• What you will do
Transcribe all of the material below word for word and leave out its pictures.

--- Start ---

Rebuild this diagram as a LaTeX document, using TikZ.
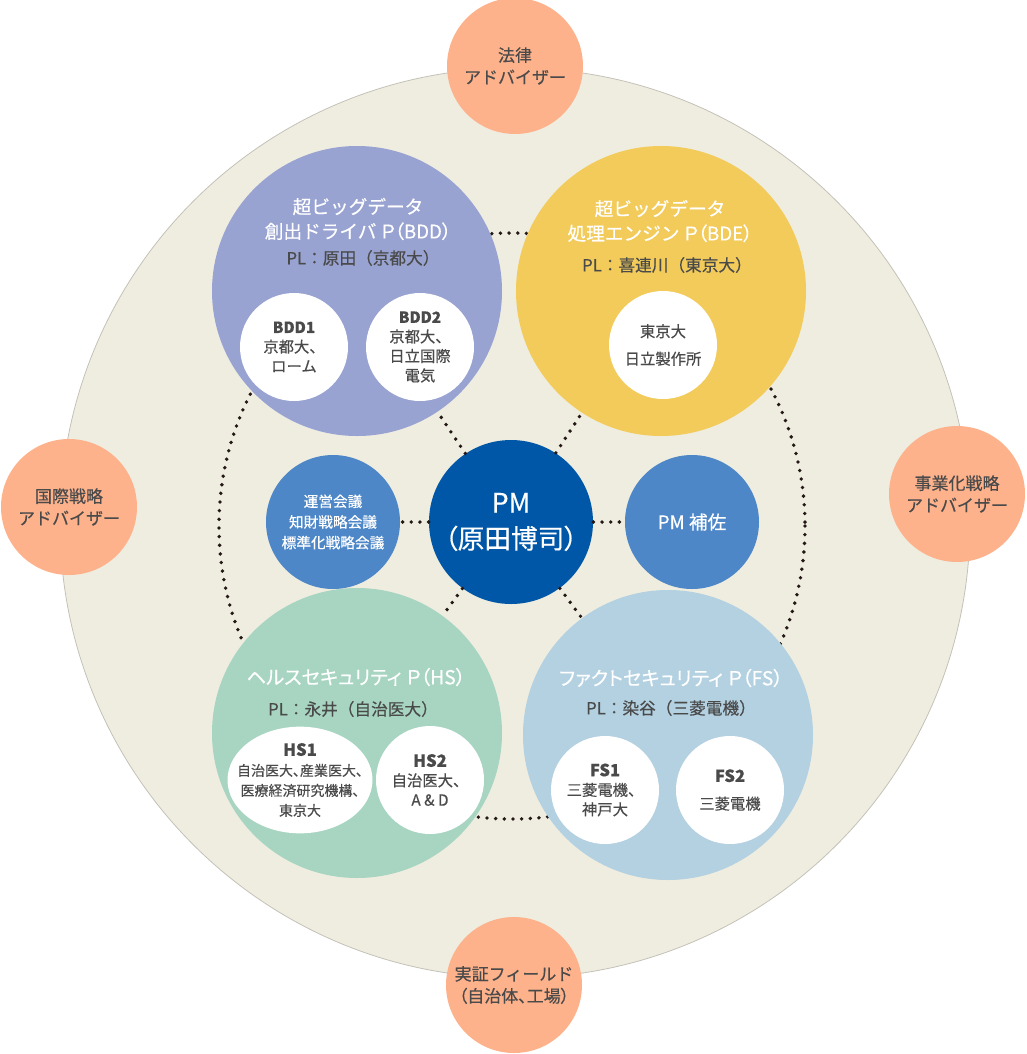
\documentclass[tikz,border=0pt]{standalone}
\usepackage{fontspec}
\setmainfont{Noto Sans CJK JP}[FakeBold=0.4]
\newfontfamily\propfont{Noto Sans CJK JP}[RawFeature={+palt},FakeBold=0.4]
\usepackage{tikz}
\usetikzlibrary{shapes.geometric}

\definecolor{beige}{HTML}{EFEDE0}
\definecolor{edgegray}{HTML}{C4C2B8}
\definecolor{advcol}{HTML}{FDB28B}
\definecolor{bddcol}{HTML}{98A3D2}
\definecolor{bdecol}{HTML}{F2CB5B}
\definecolor{hscol}{HTML}{A8D5C2}
\definecolor{fscol}{HTML}{B3D1E1}
\definecolor{pmcol}{HTML}{0157A7}
\definecolor{subcol}{HTML}{4E87C7}
\definecolor{txtgray}{HTML}{4A4A4A}
\definecolor{dotcol}{HTML}{231815}

\begin{document}
\begin{tikzpicture}[x=0.75pt, y=-0.75pt, semithick]
  \tikzstyle{advisor}=[fill=advcol,circle,minimum size=102pt,inner sep=0pt,text=txtgray,align=center,font=\fontsize{12.75}{16.5}\selectfont]
  \tikzstyle{project}=[circle,minimum size=217.5pt,inner sep=0pt]
  \tikzstyle{member}=[fill=white,circle,minimum size=81pt,inner sep=0pt,text=txtgray,align=center,font=\fontsize{11.5}{14.6}\selectfont]
  \tikzstyle{ptitle}=[text=white,align=center,font=\fontsize{14}{18.5}\selectfont]
  \tikzstyle{plname}=[text=txtgray,font=\fontsize{12.5}{16}\selectfont]
  \tikzstyle{hub}=[circle,inner sep=0pt,text=white,align=center]
  \tikzstyle{dotline}=[draw=dotcol,line width=2.9pt,line cap=round,dash pattern=on 0pt off 6.5pt]

  \useasboundingbox (0,0) rectangle (1027,1054);

  % background disc and dotted ring
  \draw[fill=beige,draw=edgegray,line width=0.6pt] (515,523) circle[radius=455];
  \draw[dotline] (512,526) circle[radius=293];

  % advisors
  \node[advisor] (law)   at (515,66)  {法律\\アドバイザー};
  \node[advisor] (intl)  at (69,507)  {国際戦略\\アドバイザー};
  \node[advisor] (biz)   at (957,494) {事業化戦略\\アドバイザー};
  \node[advisor] (field) at (514,985) {実証フィールド\\{\propfont（自治体、工場）}};

  % projects
  \node[project,fill=bddcol] (bdd) at (357,291) {};
  \node[ptitle] (bddtitle) at (358,219) {超ビッグデータ\\創出ドライバ {\propfont Ｐ（BDD）}};
  \node[plname] (bddpl) at (363,258) {PL：原田（京都大）};
  \node[member] (bdd1) at (294,347) {\textbf{BDD1}\\京都大、\\ローム};
  \node[member] (bdd2) at (420,347) {\textbf{BDD2}\\京都大、\\日立国際\\電気};

  \node[project,fill=bdecol] (bde) at (661,291) {};
  \node[ptitle] (bdetitle) at (660,221) {超ビッグデータ\\処理エンジン {\propfont Ｐ（BDE）}};
  \node[plname] (bdepl) at (667,265) {PL：喜連川（東京大）};
  \node[member] (bdem) at (663,345) {東京大\\[6pt]日立製作所};

  \node[project,fill=hscol] (hs) at (357,733) {};
  \node[ptitle,font=\propfont\fontsize{14.5}{18.5}\selectfont] (hstitle) at (356,677) {ヘルスセキュリティ Ｐ（HS）};
  \node[plname] (hspl) at (353,709) {PL：永井（自治医大）};
  \node[member,ellipse,minimum width=108.75pt,minimum height=80pt,inner xsep=-10pt,inner ysep=-2pt,font=\propfont\fontsize{10.5}{15}\selectfont] (hs1) at (300,780)
    {\textbf{\fontsize{12.5}{15}\selectfont HS1}\\自治医大、産業医大、\\医療経済研究機構、\\東京大};
  \node[member] (hs2) at (430,780) {\textbf{\fontsize{12.5}{15}\selectfont HS2}\\自治医大、\\A \& D};

  \node[project,fill=fscol] (fs) at (668,735) {};
  \node[ptitle,font=\propfont\fontsize{14.5}{18.5}\selectfont] (fstitle) at (671,678) {ファクトセキュリティ Ｐ（FS）};
  \node[plname] (fspl) at (671,708) {PL：染谷（三菱電機）};
  \node[member] (fs1) at (605,790) {\textbf{\fontsize{12.5}{15}\selectfont FS1}\\三菱電機、\\神戸大};
  \node[member] (fs2) at (730,790) {\textbf{\fontsize{12.5}{15}\selectfont FS2}\\[6pt]三菱電機};

  % centre
  \node[hub,fill=pmcol,minimum size=123pt,font=\propfont\fontsize{20}{27}\selectfont] (pm) at (511,522) {PM\\（原田博司）};
  \node[hub,fill=subcol,minimum size=100.5pt,font=\fontsize{11}{15.5}\selectfont] (meeting) at (333,522)
    {運営会議\\知財戦略会議\\標準化戦略会議};
  \node[hub,fill=subcol,minimum size=100.5pt,font=\fontsize{14}{18}\selectfont] (assist) at (692,522) {PM 補佐};

  \draw[dotline] (pm) -- (meeting);
  \draw[dotline] (pm) -- (assist);
  \draw[dotline] (pm) -- (bdd);
  \draw[dotline] (pm) -- (bde);
  \draw[dotline] (pm) -- (hs);
  \draw[dotline] (pm) -- (fs);

\end{tikzpicture}
\end{document}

--- End ---

• Exercise response
Rebuild this diagram as a LaTeX document, using TikZ.
\documentclass[tikz,border=0pt]{standalone}
\usepackage{fontspec}
\setmainfont{Noto Sans CJK JP}[FakeBold=0.4]
\newfontfamily\propfont{Noto Sans CJK JP}[RawFeature={+palt},FakeBold=0.4]
\usepackage{tikz}
\usetikzlibrary{shapes.geometric}

\definecolor{beige}{HTML}{EFEDE0}
\definecolor{edgegray}{HTML}{C4C2B8}
\definecolor{advcol}{HTML}{FDB28B}
\definecolor{bddcol}{HTML}{98A3D2}
\definecolor{bdecol}{HTML}{F2CB5B}
\definecolor{hscol}{HTML}{A8D5C2}
\definecolor{fscol}{HTML}{B3D1E1}
\definecolor{pmcol}{HTML}{0157A7}
\definecolor{subcol}{HTML}{4E87C7}
\definecolor{txtgray}{HTML}{4A4A4A}
\definecolor{dotcol}{HTML}{231815}

\begin{document}
\begin{tikzpicture}[x=0.75pt, y=-0.75pt, semithick]
  \tikzstyle{advisor}=[fill=advcol,circle,minimum size=102pt,inner sep=0pt,text=txtgray,align=center,font=\fontsize{12.75}{16.5}\selectfont]
  \tikzstyle{project}=[circle,minimum size=217.5pt,inner sep=0pt]
  \tikzstyle{member}=[fill=white,circle,minimum size=81pt,inner sep=0pt,text=txtgray,align=center,font=\fontsize{11.5}{14.6}\selectfont]
  \tikzstyle{ptitle}=[text=white,align=center,font=\fontsize{14}{18.5}\selectfont]
  \tikzstyle{plname}=[text=txtgray,font=\fontsize{12.5}{16}\selectfont]
  \tikzstyle{hub}=[circle,inner sep=0pt,text=white,align=center]
  \tikzstyle{dotline}=[draw=dotcol,line width=2.9pt,line cap=round,dash pattern=on 0pt off 6.5pt]

  \useasboundingbox (0,0) rectangle (1027,1054);

  % background disc and dotted ring
  \draw[fill=beige,draw=edgegray,line width=0.6pt] (515,523) circle[radius=455];
  \draw[dotline] (512,526) circle[radius=293];

  % advisors
  \node[advisor] (law)   at (515,66)  {法律\\アドバイザー};
  \node[advisor] (intl)  at (69,507)  {国際戦略\\アドバイザー};
  \node[advisor] (biz)   at (957,494) {事業化戦略\\アドバイザー};
  \node[advisor] (field) at (514,985) {実証フィールド\\{\propfont（自治体、工場）}};

  % projects
  \node[project,fill=bddcol] (bdd) at (357,291) {};
  \node[ptitle] (bddtitle) at (358,219) {超ビッグデータ\\創出ドライバ {\propfont Ｐ（BDD）}};
  \node[plname] (bddpl) at (363,258) {PL：原田（京都大）};
  \node[member] (bdd1) at (294,347) {\textbf{BDD1}\\京都大、\\ローム};
  \node[member] (bdd2) at (420,347) {\textbf{BDD2}\\京都大、\\日立国際\\電気};

  \node[project,fill=bdecol] (bde) at (661,291) {};
  \node[ptitle] (bdetitle) at (660,221) {超ビッグデータ\\処理エンジン {\propfont Ｐ（BDE）}};
  \node[plname] (bdepl) at (667,265) {PL：喜連川（東京大）};
  \node[member] (bdem) at (663,345) {東京大\\[6pt]日立製作所};

  \node[project,fill=hscol] (hs) at (357,733) {};
  \node[ptitle,font=\propfont\fontsize{14.5}{18.5}\selectfont] (hstitle) at (356,677) {ヘルスセキュリティ Ｐ（HS）};
  \node[plname] (hspl) at (353,709) {PL：永井（自治医大）};
  \node[member,ellipse,minimum width=108.75pt,minimum height=80pt,inner xsep=-10pt,inner ysep=-2pt,font=\propfont\fontsize{10.5}{15}\selectfont] (hs1) at (300,780)
    {\textbf{\fontsize{12.5}{15}\selectfont HS1}\\自治医大、産業医大、\\医療経済研究機構、\\東京大};
  \node[member] (hs2) at (430,780) {\textbf{\fontsize{12.5}{15}\selectfont HS2}\\自治医大、\\A \& D};

  \node[project,fill=fscol] (fs) at (668,735) {};
  \node[ptitle,font=\propfont\fontsize{14.5}{18.5}\selectfont] (fstitle) at (671,678) {ファクトセキュリティ Ｐ（FS）};
  \node[plname] (fspl) at (671,708) {PL：染谷（三菱電機）};
  \node[member] (fs1) at (605,790) {\textbf{\fontsize{12.5}{15}\selectfont FS1}\\三菱電機、\\神戸大};
  \node[member] (fs2) at (730,790) {\textbf{\fontsize{12.5}{15}\selectfont FS2}\\[6pt]三菱電機};

  % centre
  \node[hub,fill=pmcol,minimum size=123pt,font=\propfont\fontsize{20}{27}\selectfont] (pm) at (511,522) {PM\\（原田博司）};
  \node[hub,fill=subcol,minimum size=100.5pt,font=\fontsize{11}{15.5}\selectfont] (meeting) at (333,522)
    {運営会議\\知財戦略会議\\標準化戦略会議};
  \node[hub,fill=subcol,minimum size=100.5pt,font=\fontsize{14}{18}\selectfont] (assist) at (692,522) {PM 補佐};

  \draw[dotline] (pm) -- (meeting);
  \draw[dotline] (pm) -- (assist);
  \draw[dotline] (pm) -- (bdd);
  \draw[dotline] (pm) -- (bde);
  \draw[dotline] (pm) -- (hs);
  \draw[dotline] (pm) -- (fs);

\end{tikzpicture}
\end{document}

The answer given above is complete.